Exercise prompt: Return exactly, please, the lines that run from the line with "Output the component" to the line with "Line, XAxis, YAxis", ends included, and omit all pictures.
— Start Data provided —
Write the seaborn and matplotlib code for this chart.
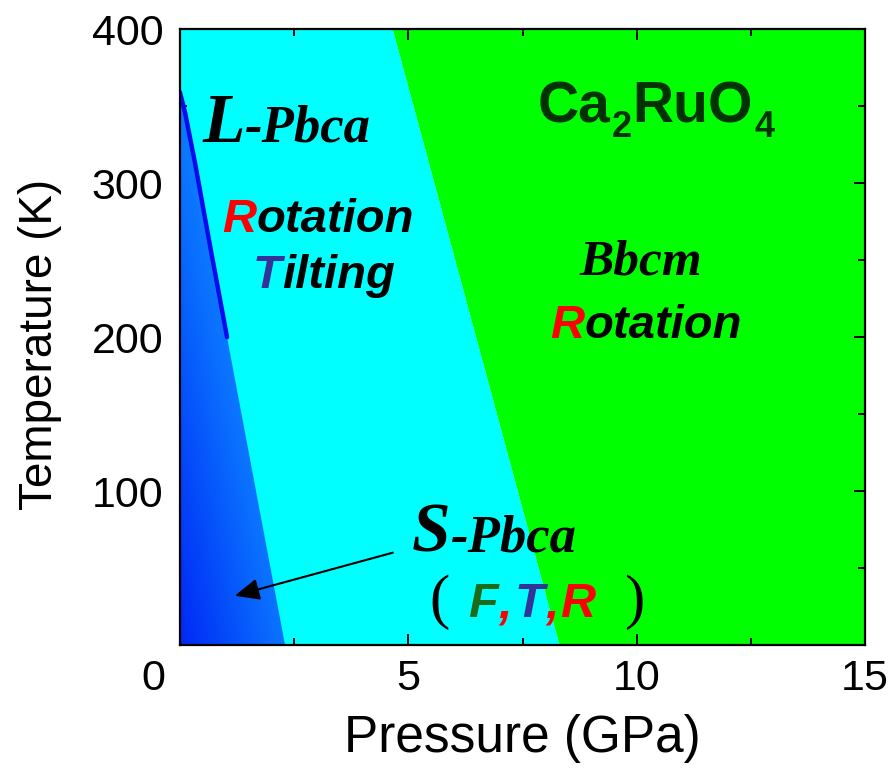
— End Data provided —
— Start Data provided —
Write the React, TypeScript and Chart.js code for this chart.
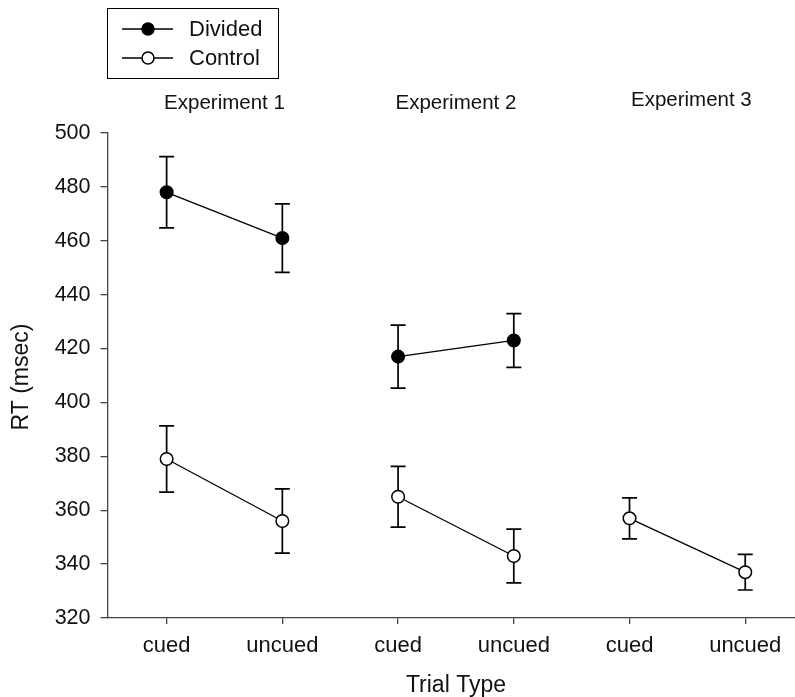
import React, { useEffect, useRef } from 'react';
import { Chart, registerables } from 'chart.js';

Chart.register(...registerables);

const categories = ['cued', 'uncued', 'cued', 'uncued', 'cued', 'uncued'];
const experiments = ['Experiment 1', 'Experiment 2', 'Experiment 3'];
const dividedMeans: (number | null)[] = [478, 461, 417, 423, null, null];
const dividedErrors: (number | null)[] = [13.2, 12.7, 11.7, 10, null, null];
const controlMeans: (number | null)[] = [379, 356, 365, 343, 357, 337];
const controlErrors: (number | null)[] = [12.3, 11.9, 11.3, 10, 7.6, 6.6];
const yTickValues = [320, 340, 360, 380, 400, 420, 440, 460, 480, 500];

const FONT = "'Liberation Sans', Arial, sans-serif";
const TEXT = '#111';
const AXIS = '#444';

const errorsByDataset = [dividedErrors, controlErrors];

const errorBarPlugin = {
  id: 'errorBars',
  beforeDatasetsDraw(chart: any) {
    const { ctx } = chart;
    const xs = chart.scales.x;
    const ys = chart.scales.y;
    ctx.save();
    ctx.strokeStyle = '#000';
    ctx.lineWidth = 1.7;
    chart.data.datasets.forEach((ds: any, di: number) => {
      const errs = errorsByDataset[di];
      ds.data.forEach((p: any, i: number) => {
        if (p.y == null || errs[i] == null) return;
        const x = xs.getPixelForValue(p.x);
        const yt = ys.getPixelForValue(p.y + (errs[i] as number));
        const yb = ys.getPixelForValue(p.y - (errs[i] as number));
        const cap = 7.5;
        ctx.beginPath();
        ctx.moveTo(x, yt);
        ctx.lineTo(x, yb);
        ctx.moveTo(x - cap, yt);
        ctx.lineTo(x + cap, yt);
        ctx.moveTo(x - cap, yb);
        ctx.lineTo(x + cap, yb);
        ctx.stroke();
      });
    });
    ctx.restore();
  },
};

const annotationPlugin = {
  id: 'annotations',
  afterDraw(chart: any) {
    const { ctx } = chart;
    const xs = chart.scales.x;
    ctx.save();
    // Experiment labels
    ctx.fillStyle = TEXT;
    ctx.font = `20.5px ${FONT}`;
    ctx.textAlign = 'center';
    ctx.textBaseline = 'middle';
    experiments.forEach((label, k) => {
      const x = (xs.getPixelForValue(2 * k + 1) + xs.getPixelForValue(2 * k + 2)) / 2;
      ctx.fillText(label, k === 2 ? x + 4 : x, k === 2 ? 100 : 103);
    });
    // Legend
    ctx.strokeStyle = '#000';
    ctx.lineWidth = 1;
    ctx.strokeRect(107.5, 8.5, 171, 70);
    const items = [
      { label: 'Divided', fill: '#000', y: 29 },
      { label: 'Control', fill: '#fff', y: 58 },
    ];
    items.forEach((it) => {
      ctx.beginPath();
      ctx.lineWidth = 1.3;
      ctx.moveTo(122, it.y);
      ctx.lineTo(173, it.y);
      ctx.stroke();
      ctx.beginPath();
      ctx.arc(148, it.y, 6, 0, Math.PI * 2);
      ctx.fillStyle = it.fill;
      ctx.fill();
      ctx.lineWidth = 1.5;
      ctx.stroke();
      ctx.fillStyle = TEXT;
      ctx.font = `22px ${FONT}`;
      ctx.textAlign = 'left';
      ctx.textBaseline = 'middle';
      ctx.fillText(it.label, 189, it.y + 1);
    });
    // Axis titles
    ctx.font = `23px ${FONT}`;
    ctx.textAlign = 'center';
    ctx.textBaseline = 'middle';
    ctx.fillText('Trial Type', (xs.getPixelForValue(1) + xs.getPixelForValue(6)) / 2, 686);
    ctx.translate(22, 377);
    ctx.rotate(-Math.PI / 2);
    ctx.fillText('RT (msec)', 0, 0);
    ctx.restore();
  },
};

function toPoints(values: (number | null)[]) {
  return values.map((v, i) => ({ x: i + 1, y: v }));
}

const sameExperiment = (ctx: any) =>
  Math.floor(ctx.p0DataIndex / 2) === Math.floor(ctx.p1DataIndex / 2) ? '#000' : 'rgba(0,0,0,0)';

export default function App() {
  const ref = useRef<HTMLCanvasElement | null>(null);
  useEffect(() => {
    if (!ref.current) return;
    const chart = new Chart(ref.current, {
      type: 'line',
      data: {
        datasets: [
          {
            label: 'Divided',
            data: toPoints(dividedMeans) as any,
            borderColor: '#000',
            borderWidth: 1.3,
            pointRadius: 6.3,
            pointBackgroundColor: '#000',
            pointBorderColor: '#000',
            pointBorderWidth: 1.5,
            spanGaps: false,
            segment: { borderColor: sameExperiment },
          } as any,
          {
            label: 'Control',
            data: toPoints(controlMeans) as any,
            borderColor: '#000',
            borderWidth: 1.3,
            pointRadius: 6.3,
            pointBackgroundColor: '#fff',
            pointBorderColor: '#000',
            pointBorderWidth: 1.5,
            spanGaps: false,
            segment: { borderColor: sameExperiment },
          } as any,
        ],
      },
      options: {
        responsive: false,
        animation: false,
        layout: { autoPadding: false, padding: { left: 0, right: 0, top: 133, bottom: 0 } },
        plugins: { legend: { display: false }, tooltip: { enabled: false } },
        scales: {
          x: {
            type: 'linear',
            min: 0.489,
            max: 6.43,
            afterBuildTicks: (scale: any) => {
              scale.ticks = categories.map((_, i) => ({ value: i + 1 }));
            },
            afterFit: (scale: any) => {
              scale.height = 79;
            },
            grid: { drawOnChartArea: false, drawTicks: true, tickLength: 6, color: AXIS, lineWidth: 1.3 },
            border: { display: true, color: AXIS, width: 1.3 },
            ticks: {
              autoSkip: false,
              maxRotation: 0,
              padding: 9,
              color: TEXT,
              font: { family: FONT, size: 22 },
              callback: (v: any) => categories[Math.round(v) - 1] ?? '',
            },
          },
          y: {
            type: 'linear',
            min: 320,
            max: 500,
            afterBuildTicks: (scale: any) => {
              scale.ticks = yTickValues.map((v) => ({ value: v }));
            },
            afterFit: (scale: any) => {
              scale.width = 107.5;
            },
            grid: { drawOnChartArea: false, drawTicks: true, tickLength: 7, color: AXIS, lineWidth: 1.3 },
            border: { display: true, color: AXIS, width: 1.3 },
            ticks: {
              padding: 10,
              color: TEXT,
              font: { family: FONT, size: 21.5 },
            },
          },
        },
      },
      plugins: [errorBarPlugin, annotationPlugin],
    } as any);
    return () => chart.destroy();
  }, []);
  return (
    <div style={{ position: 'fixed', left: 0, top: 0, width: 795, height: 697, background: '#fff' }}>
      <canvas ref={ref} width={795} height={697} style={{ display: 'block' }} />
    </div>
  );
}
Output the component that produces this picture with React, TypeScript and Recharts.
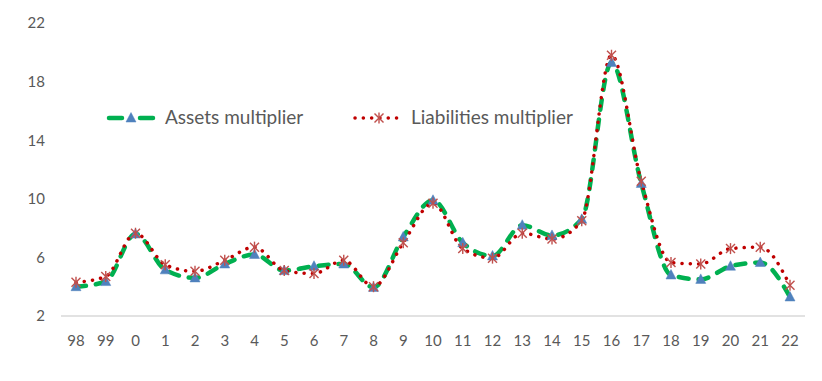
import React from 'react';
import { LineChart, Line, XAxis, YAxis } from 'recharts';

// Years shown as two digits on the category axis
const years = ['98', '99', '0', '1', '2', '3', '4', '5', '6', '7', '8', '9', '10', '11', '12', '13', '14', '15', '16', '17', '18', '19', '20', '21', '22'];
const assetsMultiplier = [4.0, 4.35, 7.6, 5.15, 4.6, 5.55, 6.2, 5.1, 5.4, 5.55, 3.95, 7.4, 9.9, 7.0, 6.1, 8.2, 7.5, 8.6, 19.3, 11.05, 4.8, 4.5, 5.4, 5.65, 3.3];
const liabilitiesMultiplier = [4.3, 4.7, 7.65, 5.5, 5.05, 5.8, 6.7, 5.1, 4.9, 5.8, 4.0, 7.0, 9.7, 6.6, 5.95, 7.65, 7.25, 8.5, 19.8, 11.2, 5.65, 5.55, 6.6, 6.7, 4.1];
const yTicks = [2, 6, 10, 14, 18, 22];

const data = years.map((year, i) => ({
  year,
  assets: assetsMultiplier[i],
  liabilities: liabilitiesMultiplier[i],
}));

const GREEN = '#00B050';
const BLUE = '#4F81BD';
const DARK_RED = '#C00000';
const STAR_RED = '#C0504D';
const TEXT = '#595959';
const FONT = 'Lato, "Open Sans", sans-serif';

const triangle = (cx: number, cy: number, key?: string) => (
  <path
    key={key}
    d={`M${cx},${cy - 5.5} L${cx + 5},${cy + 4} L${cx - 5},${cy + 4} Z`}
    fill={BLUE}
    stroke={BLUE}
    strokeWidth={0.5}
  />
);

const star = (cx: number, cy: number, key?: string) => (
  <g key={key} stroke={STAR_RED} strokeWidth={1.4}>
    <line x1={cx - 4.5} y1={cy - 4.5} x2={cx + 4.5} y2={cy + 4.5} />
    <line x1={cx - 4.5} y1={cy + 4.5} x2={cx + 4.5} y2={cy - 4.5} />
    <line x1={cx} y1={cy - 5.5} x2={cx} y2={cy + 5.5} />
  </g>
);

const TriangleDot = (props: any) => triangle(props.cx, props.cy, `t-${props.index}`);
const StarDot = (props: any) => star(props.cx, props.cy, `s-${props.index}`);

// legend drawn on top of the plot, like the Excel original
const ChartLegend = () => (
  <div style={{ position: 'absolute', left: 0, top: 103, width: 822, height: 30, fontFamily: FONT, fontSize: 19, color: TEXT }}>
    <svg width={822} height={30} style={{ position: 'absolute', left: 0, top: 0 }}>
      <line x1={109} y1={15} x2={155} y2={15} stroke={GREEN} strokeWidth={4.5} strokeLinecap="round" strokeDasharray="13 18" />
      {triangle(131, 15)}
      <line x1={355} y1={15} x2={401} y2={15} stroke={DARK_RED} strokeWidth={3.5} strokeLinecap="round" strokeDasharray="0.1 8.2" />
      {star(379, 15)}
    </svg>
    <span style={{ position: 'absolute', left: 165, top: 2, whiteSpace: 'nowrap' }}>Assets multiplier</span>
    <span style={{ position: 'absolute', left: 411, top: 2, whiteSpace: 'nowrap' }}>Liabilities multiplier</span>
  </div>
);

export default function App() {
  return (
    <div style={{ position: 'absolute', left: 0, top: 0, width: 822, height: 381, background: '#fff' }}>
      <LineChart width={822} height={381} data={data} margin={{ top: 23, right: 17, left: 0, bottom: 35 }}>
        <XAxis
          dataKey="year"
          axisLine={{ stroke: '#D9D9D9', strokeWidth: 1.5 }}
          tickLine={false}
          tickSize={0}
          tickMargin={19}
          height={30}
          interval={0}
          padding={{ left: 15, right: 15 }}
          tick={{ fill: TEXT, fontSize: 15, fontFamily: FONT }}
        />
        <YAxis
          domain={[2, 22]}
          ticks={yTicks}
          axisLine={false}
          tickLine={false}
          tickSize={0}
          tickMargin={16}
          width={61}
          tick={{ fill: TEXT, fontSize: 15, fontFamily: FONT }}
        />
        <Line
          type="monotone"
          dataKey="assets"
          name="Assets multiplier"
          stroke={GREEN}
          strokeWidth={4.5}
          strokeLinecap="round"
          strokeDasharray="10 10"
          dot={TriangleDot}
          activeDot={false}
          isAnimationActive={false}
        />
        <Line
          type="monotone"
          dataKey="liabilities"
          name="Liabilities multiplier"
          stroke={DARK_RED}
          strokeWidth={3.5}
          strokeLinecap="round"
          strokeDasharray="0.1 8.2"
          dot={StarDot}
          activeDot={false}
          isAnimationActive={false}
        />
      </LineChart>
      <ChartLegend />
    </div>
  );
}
— End Data provided —
— Start Data provided —
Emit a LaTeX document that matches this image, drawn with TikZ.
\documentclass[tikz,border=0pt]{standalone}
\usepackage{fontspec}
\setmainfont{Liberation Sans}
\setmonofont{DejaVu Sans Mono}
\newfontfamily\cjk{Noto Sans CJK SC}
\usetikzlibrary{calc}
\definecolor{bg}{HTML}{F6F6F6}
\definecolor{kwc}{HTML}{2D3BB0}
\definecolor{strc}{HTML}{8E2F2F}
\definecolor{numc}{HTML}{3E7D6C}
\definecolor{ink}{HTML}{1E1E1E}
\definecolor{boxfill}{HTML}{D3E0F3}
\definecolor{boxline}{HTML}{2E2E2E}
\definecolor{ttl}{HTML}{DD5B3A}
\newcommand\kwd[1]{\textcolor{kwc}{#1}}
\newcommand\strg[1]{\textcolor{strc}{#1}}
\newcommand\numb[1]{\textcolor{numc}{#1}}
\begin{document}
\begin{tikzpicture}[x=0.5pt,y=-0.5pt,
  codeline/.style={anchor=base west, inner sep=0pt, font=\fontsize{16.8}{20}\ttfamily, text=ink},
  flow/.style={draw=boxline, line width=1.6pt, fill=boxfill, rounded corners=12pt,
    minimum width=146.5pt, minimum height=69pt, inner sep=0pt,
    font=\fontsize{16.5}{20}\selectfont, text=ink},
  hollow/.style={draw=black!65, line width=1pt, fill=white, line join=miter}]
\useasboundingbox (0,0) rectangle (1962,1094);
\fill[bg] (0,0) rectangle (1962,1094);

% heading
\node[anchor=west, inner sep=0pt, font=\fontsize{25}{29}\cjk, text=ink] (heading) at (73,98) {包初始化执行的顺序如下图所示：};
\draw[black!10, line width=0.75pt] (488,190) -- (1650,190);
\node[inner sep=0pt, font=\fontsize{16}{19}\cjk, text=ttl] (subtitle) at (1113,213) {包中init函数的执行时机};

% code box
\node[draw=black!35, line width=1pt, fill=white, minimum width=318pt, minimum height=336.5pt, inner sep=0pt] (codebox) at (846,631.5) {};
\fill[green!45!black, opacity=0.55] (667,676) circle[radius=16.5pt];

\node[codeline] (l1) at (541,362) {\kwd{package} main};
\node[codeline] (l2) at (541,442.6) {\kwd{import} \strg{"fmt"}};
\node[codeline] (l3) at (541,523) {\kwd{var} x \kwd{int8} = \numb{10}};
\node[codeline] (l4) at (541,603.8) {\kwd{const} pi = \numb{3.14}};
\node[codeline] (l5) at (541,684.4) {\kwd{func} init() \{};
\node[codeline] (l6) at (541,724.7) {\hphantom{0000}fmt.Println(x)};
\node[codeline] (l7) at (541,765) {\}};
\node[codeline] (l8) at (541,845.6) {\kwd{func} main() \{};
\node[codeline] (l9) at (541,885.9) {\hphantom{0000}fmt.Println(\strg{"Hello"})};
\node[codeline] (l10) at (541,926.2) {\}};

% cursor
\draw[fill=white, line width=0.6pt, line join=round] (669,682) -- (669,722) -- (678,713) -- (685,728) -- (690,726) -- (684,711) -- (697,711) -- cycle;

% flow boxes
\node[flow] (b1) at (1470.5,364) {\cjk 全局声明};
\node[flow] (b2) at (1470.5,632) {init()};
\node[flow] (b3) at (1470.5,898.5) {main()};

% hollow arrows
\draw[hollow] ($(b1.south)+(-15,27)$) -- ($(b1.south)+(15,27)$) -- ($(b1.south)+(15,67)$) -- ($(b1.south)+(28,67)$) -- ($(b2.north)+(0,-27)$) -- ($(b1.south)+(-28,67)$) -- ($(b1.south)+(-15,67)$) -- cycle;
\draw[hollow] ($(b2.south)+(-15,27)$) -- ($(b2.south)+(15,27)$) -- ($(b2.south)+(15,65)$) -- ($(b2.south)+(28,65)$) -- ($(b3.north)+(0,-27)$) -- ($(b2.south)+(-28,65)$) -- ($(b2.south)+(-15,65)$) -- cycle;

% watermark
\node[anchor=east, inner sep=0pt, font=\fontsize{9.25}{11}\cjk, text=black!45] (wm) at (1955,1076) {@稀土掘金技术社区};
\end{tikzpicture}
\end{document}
— End Data provided —
Exercise response:
Output the component that produces this picture with React, TypeScript and Recharts.
import React from 'react';
import { LineChart, Line, XAxis, YAxis } from 'recharts';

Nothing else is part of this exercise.